▶ THE EXERCISE
Write out, word for word, every line from the first one through the line that holds "(all) at (1049,992)", and nothing else; skip the pictures.

▶ MATERIAL PROVIDED
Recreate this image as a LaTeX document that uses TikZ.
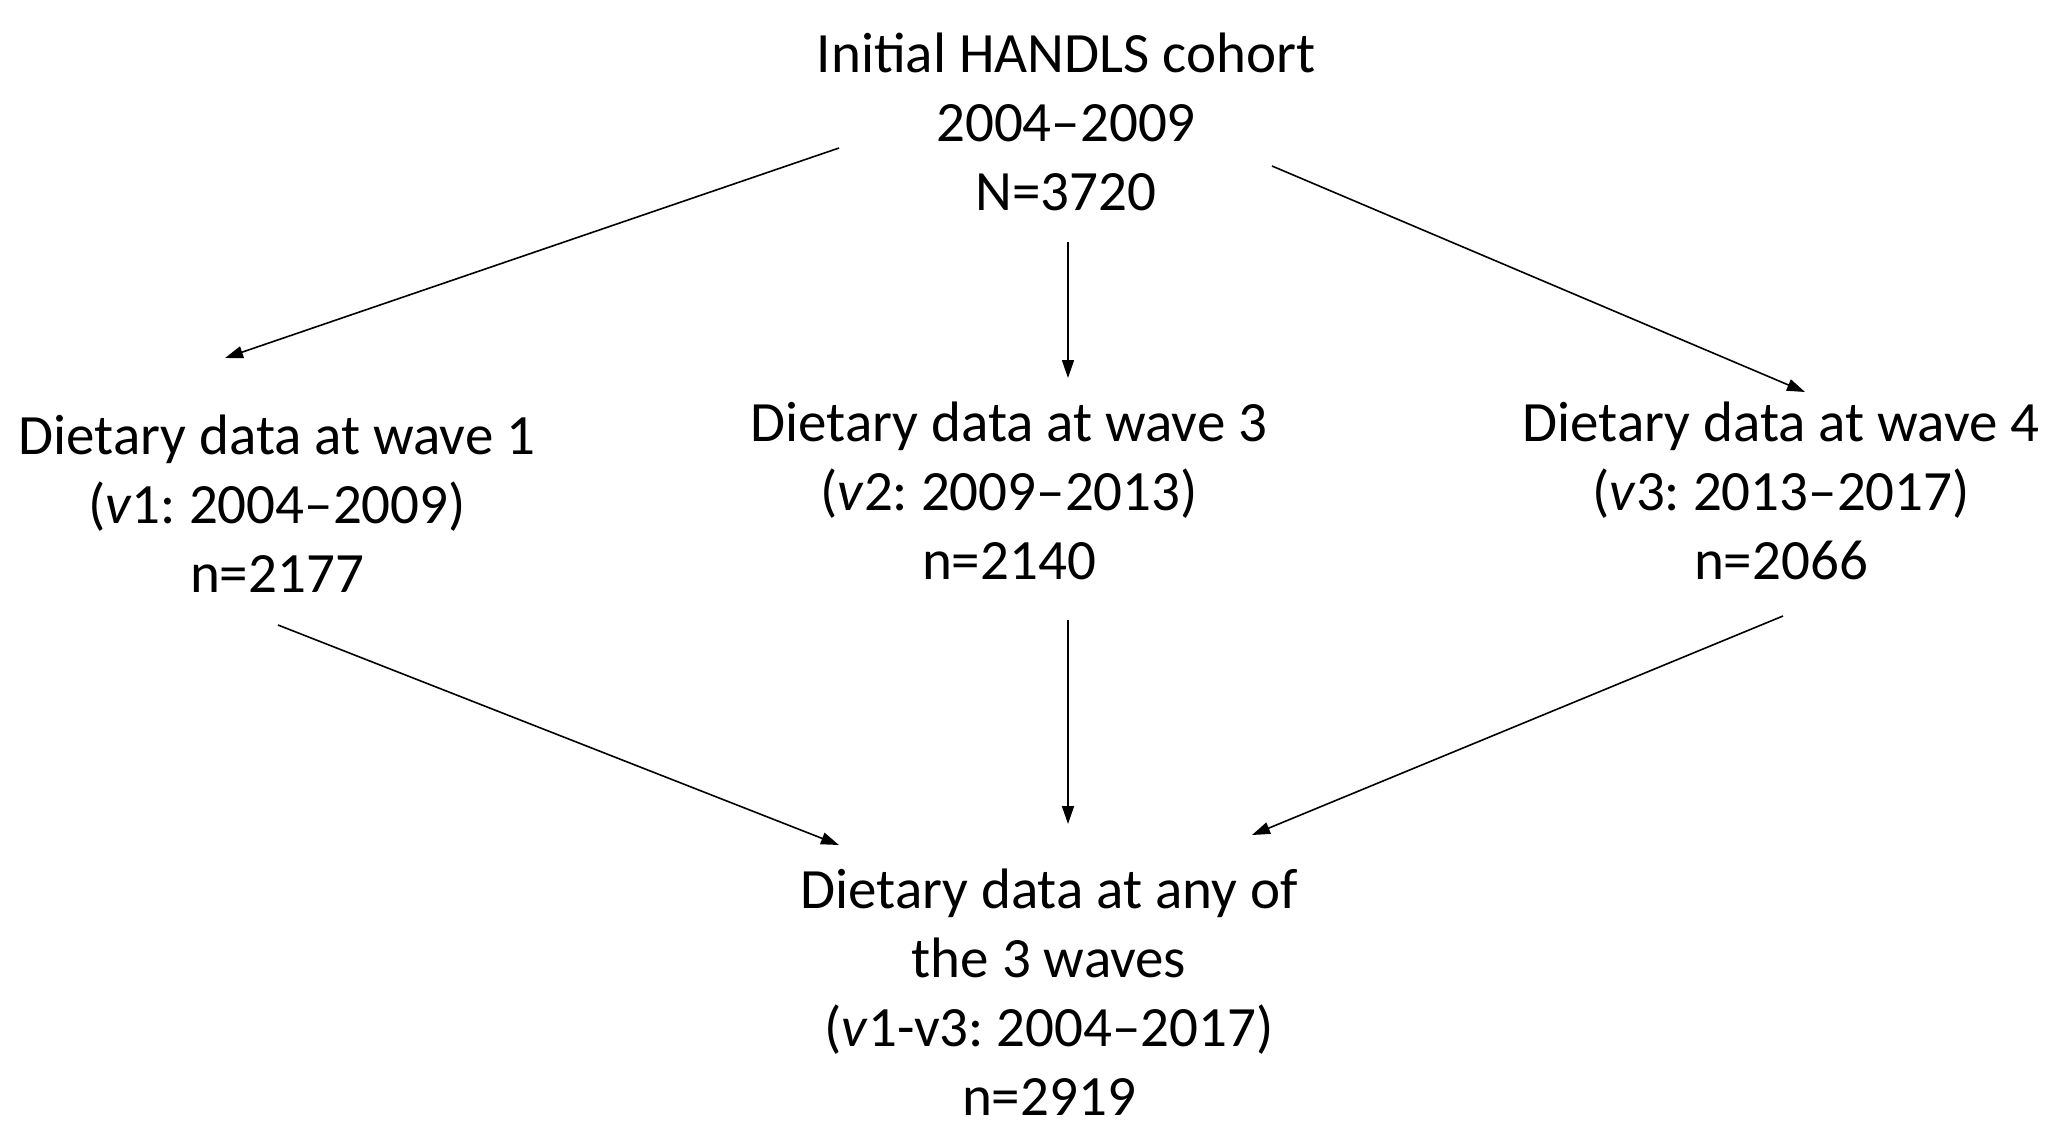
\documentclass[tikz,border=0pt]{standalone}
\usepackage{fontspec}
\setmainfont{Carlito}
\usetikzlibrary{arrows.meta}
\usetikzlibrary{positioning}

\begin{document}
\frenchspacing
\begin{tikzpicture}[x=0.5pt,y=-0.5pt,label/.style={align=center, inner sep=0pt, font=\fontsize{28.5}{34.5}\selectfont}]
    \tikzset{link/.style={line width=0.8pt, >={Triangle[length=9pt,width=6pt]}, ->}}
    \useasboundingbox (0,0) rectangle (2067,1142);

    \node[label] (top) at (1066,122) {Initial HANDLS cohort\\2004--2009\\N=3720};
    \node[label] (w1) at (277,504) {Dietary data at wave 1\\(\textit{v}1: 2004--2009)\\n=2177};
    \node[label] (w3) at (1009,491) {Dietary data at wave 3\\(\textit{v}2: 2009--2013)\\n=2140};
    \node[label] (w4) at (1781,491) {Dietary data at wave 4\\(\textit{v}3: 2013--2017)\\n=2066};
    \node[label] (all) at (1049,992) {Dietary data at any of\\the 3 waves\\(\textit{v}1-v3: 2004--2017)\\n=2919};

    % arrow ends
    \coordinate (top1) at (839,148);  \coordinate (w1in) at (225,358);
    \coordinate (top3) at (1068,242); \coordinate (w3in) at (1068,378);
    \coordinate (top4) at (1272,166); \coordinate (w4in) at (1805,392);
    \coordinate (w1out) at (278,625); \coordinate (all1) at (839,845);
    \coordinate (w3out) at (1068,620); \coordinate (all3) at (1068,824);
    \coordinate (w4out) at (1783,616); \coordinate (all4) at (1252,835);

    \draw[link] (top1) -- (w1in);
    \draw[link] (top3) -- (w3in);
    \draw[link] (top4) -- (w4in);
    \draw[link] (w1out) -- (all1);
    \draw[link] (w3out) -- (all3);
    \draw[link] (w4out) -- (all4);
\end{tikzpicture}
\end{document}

▶ RESULT
Recreate this image as a LaTeX document that uses TikZ.
\documentclass[tikz,border=0pt]{standalone}
\usepackage{fontspec}
\setmainfont{Carlito}
\usetikzlibrary{arrows.meta}
\usetikzlibrary{positioning}

\begin{document}
\frenchspacing
\begin{tikzpicture}[x=0.5pt,y=-0.5pt,label/.style={align=center, inner sep=0pt, font=\fontsize{28.5}{34.5}\selectfont}]
    \tikzset{link/.style={line width=0.8pt, >={Triangle[length=9pt,width=6pt]}, ->}}
    \useasboundingbox (0,0) rectangle (2067,1142);

    \node[label] (top) at (1066,122) {Initial HANDLS cohort\\2004--2009\\N=3720};
    \node[label] (w1) at (277,504) {Dietary data at wave 1\\(\textit{v}1: 2004--2009)\\n=2177};
    \node[label] (w3) at (1009,491) {Dietary data at wave 3\\(\textit{v}2: 2009--2013)\\n=2140};
    \node[label] (w4) at (1781,491) {Dietary data at wave 4\\(\textit{v}3: 2013--2017)\\n=2066};
    \node[label] (all) at (1049,992) {Dietary data at any of\\the 3 waves\\(\textit{v}1-v3: 2004--2017)\\n=2919};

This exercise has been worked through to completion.